Christmas has been hanging around since Halloween and now… it’s finally here! The brilliant lights, tinselly trees, cards in the post (thanks to all my friends who sent them!), dodgy jumpers and a general sense of joie de vivre fills the air. Or not. Alongside this good feeling can be a weight of expectation; the sense of anticipation is a big part of the Christian Advent season, waiting for something special to happen, the birth of Jesus. Outside of church , there may be pressure as we try to figure out how to make Christmas as wonderful , amazing, as specialas possible. It can be overwhelming- I’ve been upset, very badly, this year as I ponder what I haven’t done, what I haven’t achieved and all sorts of negative ‘what ifs’ that have plagued me, despite the warm seasonal glow. Yet, it is when I ground myself and see the reality and ease up, I recognise this heady mix of ‘what might be-what-if-who’d-I-miss-where-am-I is all part of what makes Christmas, Christmas. In the end, the words of Julian of Norwich are never more true than at this time of year, “All will be well…

 
It all Begins with You

You’re the one who knows what you have to do. Prioritise your energy levels by deciding what parties/gatherings you’ll go to. If I want to fill every waking hour with socializing, get enough quality sleep and take rest when you need to. Feeling empty, sad & uncertain are possible; most things we think of won’t ever happen. Focus on the good, the darkness is pierced by the light of reality.

 
Time with Friends

Make time to be with people you love to be around. Not only does having a good laugh and shaking off your troubles make you feel better, you’re reinforcing your connections with those people you value most.

 
Out and About

Do three things you love every day. Stay in bed a few minutes longer, dive into that book you’ve been wanting to read, meditate (try out DigiPill), enjoy a walk in the local woods (Hill of Tara will be my destination), take the dogs for a ramble. If you can’t borrow a furry friend, ask a human one, they can be just as much fun.

 

Mind Your Body
Take care to eat meals and drink plenty of water. If we’re surrounded with all sorts of food, it can be easy to not take enough of the right fuel in. Sit down to breakfast, munch those snacks, relish the fabulous dinner prepared by many hands, ease into supper with delicious savoury breads and nice fruits. Remember, scoop up those vegetables and super foods in between the bold stuff!

The Hot Stuff
Slowly, gently and in moderation imbibe the whiskey/beer/wine/ eggnog. Alcohol dulls the senses- which we might want for a bit- but it also impacts our decision-making ability. Take it easy.

Gratitude

Reminding ourselves of the good things in life is important; unless we think about what aspects of life to be thankful for, the difficult aspects can overwhelm us. For me, it helps to think about my loved ones, those very special moments that enhanced my life experiences. By bringing them to mind, I’m ‘tapping into’ those good times and recreating the positive emotions tied to those memories. Set adrift on memory bliss whenever you need…

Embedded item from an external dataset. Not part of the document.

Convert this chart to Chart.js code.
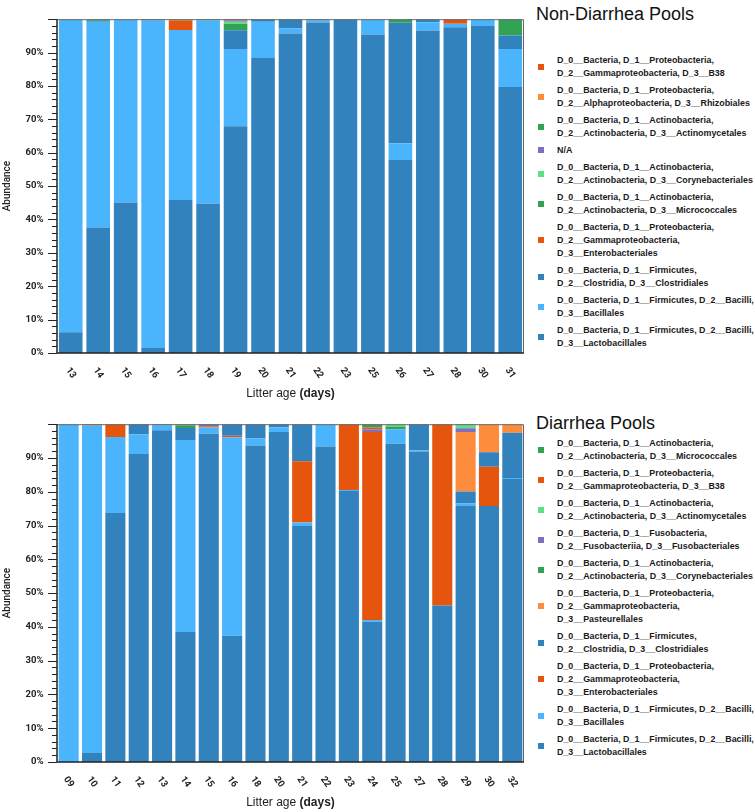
<!DOCTYPE html>
<html>
<head>
<meta charset="utf-8">
<script src="https://cdn.jsdelivr.net/npm/chart.js@4.4.1/dist/chart.umd.min.js"></script>
<style>
body { margin: 0; background: #fff; }
#wrap { position: relative; width: 755px; height: 812px; overflow: hidden; }
canvas { position: absolute; left: 0; }
.ltitle { position: absolute; left: 536px; font: 18px "Liberation Sans", Arial, sans-serif; line-height: 20px; color: #111; white-space: nowrap; }
.legend { position: absolute; left: 536px; width: 219px; }
.item { position: relative; padding-left: 21px; margin-bottom: 4px; font: bold 8.9px "Liberation Sans", Arial, sans-serif; line-height: 13px; color: #1a1a1a; white-space: nowrap; }
.item i { position: absolute; left: 2px; top: 50%; width: 6px; height: 6px; margin-top: -3px; }
</style>
</head>
<body>
<div id="wrap">
  <canvas id="nonDiarrhea" width="530" height="405" style="top:0"></canvas>
  <canvas id="diarrhea" width="530" height="407" style="top:405px"></canvas>
  <div class="ltitle" style="top:4px">Non-Diarrhea Pools</div>
  <div class="legend" id="legendTop" style="top:53.5px"></div>
  <div class="ltitle" style="top:413px">Diarrhea Pools</div>
  <div class="legend" id="legendBottom" style="top:436.5px"></div>
</div>
<script>
// Non-diarrhea pools (days and % abundance per order)
const ndDays = ["13","14","15","16","17","18","19","20","21","22","23","25","26","27","28","30","31"];
const ndLacto  = [6.2, 37.6, 45.1, 1.5, 45.8, 44.7, 67.9, 88.4, 95.7, 99.0, 100, 95.4, 57.8, 96.6, 97.6, 98.0, 79.7];
const ndBac    = [93.8, 61.6, 54.9, 98.1, 51.0, 55.0, 23.2, 10.8, 1.5, 0.6, 0, 4.6, 5.0, 2.5, 1.0, 2.0, 11.4];
const ndClos   = [0, 0.3, 0, 0.4, 0, 0, 5.6, 0.8, 2.8, 0.4, 0, 0, 36.1, 0.9, 0, 0, 4.0];
const ndEntero = [0, 0, 0, 0, 2.8, 0, 0, 0, 0, 0, 0, 0, 0, 0, 1.4, 0, 0];
const ndMicro  = [0, 0.5, 0, 0, 0.2, 0.3, 1.9, 0, 0, 0, 0, 0, 1.1, 0, 0, 0, 4.9];
const ndCoryne = [0, 0, 0, 0, 0, 0, 0.6, 0, 0, 0, 0, 0, 0, 0, 0, 0, 0];
const ndNA     = [0, 0, 0, 0, 0, 0, 0.4, 0, 0, 0, 0, 0, 0, 0, 0, 0, 0];
const ndActino = [0, 0, 0, 0, 0, 0, 0, 0, 0, 0, 0, 0, 0, 0, 0, 0, 0];
const ndRhizo  = [0, 0, 0, 0, 0.2, 0, 0, 0, 0, 0, 0, 0, 0, 0, 0, 0, 0];
const ndB38    = [0, 0, 0, 0, 0, 0, 0.4, 0, 0, 0, 0, 0, 0, 0, 0, 0, 0];

// Diarrhea pools
const dDays = ["09","10","11","12","13","14","15","16","18","20","21","22","23","24","25","27","28","29","30","32"];
const dLacto   = [0, 2.7, 73.7, 91.2, 98.2, 38.5, 97.2, 37.4, 93.7, 97.7, 69.9, 93.4, 80.2, 41.5, 94.2, 91.9, 46.3, 75.8, 75.8, 83.8];
const dBac     = [100, 96.9, 22.5, 5.8, 1.4, 56.8, 1.8, 58.7, 2.1, 1.4, 1.0, 6.6, 0.3, 0.5, 4.3, 0.3, 0, 0.7, 0, 0.3];
const dEntero  = [0, 0.4, 3.8, 0, 0, 0, 0.4, 0.5, 0, 0, 18.1, 0, 19.5, 55.7, 0, 0, 53.7, 0, 11.6, 0];
const dClos    = [0, 0, 0, 3.0, 0.4, 3.6, 0, 3.4, 4.2, 0.9, 11.0, 0, 0, 0, 0, 7.8, 0, 3.6, 4.3, 13.4];
const dPasteur = [0, 0, 0, 0, 0, 0, 0, 0, 0, 0, 0, 0, 0, 0, 0, 0, 0, 17.6, 8.3, 2.5];
const dCoryne  = [0, 0, 0, 0, 0, 0.7, 0, 0, 0, 0, 0, 0, 0, 0, 0.8, 0, 0, 0, 0, 0];
const dFuso    = [0, 0, 0, 0, 0, 0, 0.6, 0, 0, 0, 0, 0, 0, 0.7, 0, 0, 0, 1.1, 0, 0];
const dActino  = [0, 0, 0, 0, 0, 0, 0, 0, 0, 0, 0, 0, 0, 0, 0.7, 0, 0, 0.8, 0, 0];
const dB38     = [0, 0, 0, 0, 0, 0, 0, 0, 0, 0, 0, 0, 0, 0.6, 0, 0, 0, 0, 0, 0];
const dMicro   = [0, 0, 0, 0, 0, 0.4, 0, 0, 0, 0, 0, 0, 0, 1.0, 0, 0, 0, 0.4, 0, 0];

const yTicks = [0, 10, 20, 30, 40, 50, 60, 70, 80, 90, 100];

// legend texts
const L = {
  lacto: ["D_0__Bacteria, D_1__Firmicutes, D_2__Bacilli,", "D_3__Lactobacillales"],
  bac: ["D_0__Bacteria, D_1__Firmicutes, D_2__Bacilli,", "D_3__Bacillales"],
  clos: ["D_0__Bacteria, D_1__Firmicutes,", "D_2__Clostridia, D_3__Clostridiales"],
  entero: ["D_0__Bacteria, D_1__Proteobacteria,", "D_2__Gammaproteobacteria,", "D_3__Enterobacteriales"],
  micro: ["D_0__Bacteria, D_1__Actinobacteria,", "D_2__Actinobacteria, D_3__Micrococcales"],
  coryne: ["D_0__Bacteria, D_1__Actinobacteria,", "D_2__Actinobacteria, D_3__Corynebacteriales"],
  na: ["N/A"],
  actino: ["D_0__Bacteria, D_1__Actinobacteria,", "D_2__Actinobacteria, D_3__Actinomycetales"],
  rhizo: ["D_0__Bacteria, D_1__Proteobacteria,", "D_2__Alphaproteobacteria, D_3__Rhizobiales"],
  b38: ["D_0__Bacteria, D_1__Proteobacteria,", "D_2__Gammaproteobacteria, D_3__B38"],
  paste: ["D_0__Bacteria, D_1__Proteobacteria,", "D_2__Gammaproteobacteria,", "D_3__Pasteurellales"],
  fuso: ["D_0__Bacteria, D_1__Fusobacteria,", "D_2__Fusobacteriia, D_3__Fusobacteriales"]
};

const blue = "#3182bd", lightBlue = "#4ab5fd", red = "#e6550d", orange = "#fd8d3c",
      green = "#31a354", lightGreen = "#5ae184", purple = "#7b6fbf";

// bottom of the stack first
const ndSets = [
  [L.lacto, ndLacto, blue], [L.bac, ndBac, lightBlue], [L.clos, ndClos, blue],
  [L.entero, ndEntero, red], [L.micro, ndMicro, green], [L.coryne, ndCoryne, lightGreen],
  [L.na, ndNA, purple], [L.actino, ndActino, green], [L.rhizo, ndRhizo, orange], [L.b38, ndB38, red]
];
const dSets = [
  [L.lacto, dLacto, blue], [L.bac, dBac, lightBlue], [L.entero, dEntero, red],
  [L.clos, dClos, blue], [L.paste, dPasteur, orange], [L.coryne, dCoryne, green],
  [L.fuso, dFuso, purple], [L.actino, dActino, lightGreen], [L.b38, dB38, red], [L.micro, dMicro, green]
];

const axisDecor = {
  id: 'axisDecor',
  afterDraw(chart) {
    const {ctx, chartArea: a, scales: {x, y}} = chart;
    ctx.save();
    // frame
    ctx.strokeStyle = '#666';
    ctx.lineWidth = 1;
    ctx.beginPath();
    ctx.moveTo(a.left, a.top + 0.5);
    ctx.lineTo(a.right - 0.5, a.top + 0.5);
    ctx.lineTo(a.right - 0.5, a.bottom);
    ctx.stroke();
    ctx.strokeStyle = '#222';
    ctx.lineWidth = 1.5;
    ctx.beginPath();
    ctx.moveTo(a.left, a.top);
    ctx.lineTo(a.left, a.bottom);
    ctx.lineTo(a.right, a.bottom);
    ctx.stroke();
    // major + minor ticks on y
    ctx.lineWidth = 1;
    for (let v = 0; v <= 100; v += 2) {
      const py = Math.round(y.getPixelForValue(v)) + 0.5;
      const len = v % 10 === 0 ? 9 : 5;
      ctx.beginPath();
      ctx.moveTo(a.left - len, py);
      ctx.lineTo(a.left, py);
      ctx.stroke();
    }
    // slanted day labels
    ctx.font = 'bold 9.5px Roboto';
    ctx.fillStyle = '#222';
    ctx.textAlign = 'center';
    ctx.textBaseline = 'middle';
    chart.data.labels.forEach((lab, i) => {
      ctx.save();
      ctx.translate(x.getPixelForTick(i), a.bottom + 20);
      ctx.rotate(55 * Math.PI / 180);
      ctx.fillText(lab, 0, 0);
      ctx.restore();
    });
    // axis title, "(days)" bold
    const t1 = 'Litter age ', t2 = '(days)';
    ctx.textAlign = 'left';
    ctx.font = '12px "Liberation Sans"';
    const w1 = ctx.measureText(t1).width;
    ctx.font = 'bold 12px "Liberation Sans"';
    const w2 = ctx.measureText(t2).width;
    const sx = (a.left + a.right) / 2 - (w1 + w2) / 2;
    const ty = a.bottom + 40.5;
    ctx.font = '12px "Liberation Sans"';
    ctx.fillText(t1, sx, ty);
    ctx.font = 'bold 12px "Liberation Sans"';
    ctx.fillText(t2, sx + w1, ty);
    ctx.restore();
  }
};

function makeChart(id, days, sets, padTop, xHeight) {
  return new Chart(document.getElementById(id), {
    type: 'bar',
    data: {
      labels: days,
      datasets: sets.map(s => ({
        label: s[0].join(' '),
        data: s[1],
        backgroundColor: s[2],
        borderWidth: 0,
        barPercentage: 0.86,
        categoryPercentage: 1
      }))
    },
    options: {
      responsive: false,
      animation: false,
      devicePixelRatio: 1,
      layout: { padding: { top: padTop, right: 6, left: 0, bottom: 0 } },
      plugins: { legend: { display: false }, tooltip: { enabled: false } },
      scales: {
        x: {
          stacked: true,
          grid: { display: false, drawTicks: false },
          border: { display: false },
          ticks: { display: false },
          afterFit: s => { s.height = xHeight; }
        },
        y: {
          stacked: true,
          min: 0,
          max: 100,
          afterBuildTicks: s => { s.ticks = yTicks.map(v => ({ value: v })); },
          grid: { display: false, drawTicks: false },
          border: { display: false },
          ticks: {
            padding: 13.5,
            color: '#222',
            font: { family: 'Roboto', size: 9.5, weight: 'bold' },
            callback: v => v === 100 ? '' : v + '%'
          },
          title: {
            display: true,
            text: 'Abundance',
            color: '#222',
            font: { family: 'Roboto', size: 10, weight: '500' },
            padding: { top: 1.5, bottom: 0 }
          },
          afterFit: s => { s.width = 57; }
        }
      }
    },
    plugins: [axisDecor]
  });
}

function makeLegend(id, sets) {
  const box = document.getElementById(id);
  sets.slice().reverse().forEach(s => {
    const div = document.createElement('div');
    div.className = 'item';
    const mark = document.createElement('i');
    mark.style.background = s[2];
    div.appendChild(mark);
    s[0].forEach((line, k) => {
      if (k) div.appendChild(document.createElement('br'));
      div.appendChild(document.createTextNode(line));
    });
    box.appendChild(div);
  });
}

makeChart('nonDiarrhea', ndDays, ndSets, 3, 52);
makeChart('diarrhea', dDays, dSets, 7, 50);
makeLegend('legendTop', ndSets);
makeLegend('legendBottom', dSets);
</script>
</body>
</html>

Sometimes we can’t find nice memories or anything to be thankful about. If you need help finding these things that you have, talk to a close friend about what’s on your mind. Make contact with someone in the Samaritans, they’d love to hear what you have to say if you think you can’t talk to anyone else (1850 60 90 90 or email jo@samaritans.org).

This is the time of year when if we’re fortunate, we get to be with friends and family we enjoy being with. Remembering to be ourselves, to be at peace with who we are, are how to make your experiences as good as it can be. Now is the time to restore, regenerate and reflect before moving to the promising adventures of the New Year. This is the time when you can remember the gift that you are and all you have to share with your loved ones. I wish you and yours a wonderful Christmas Season.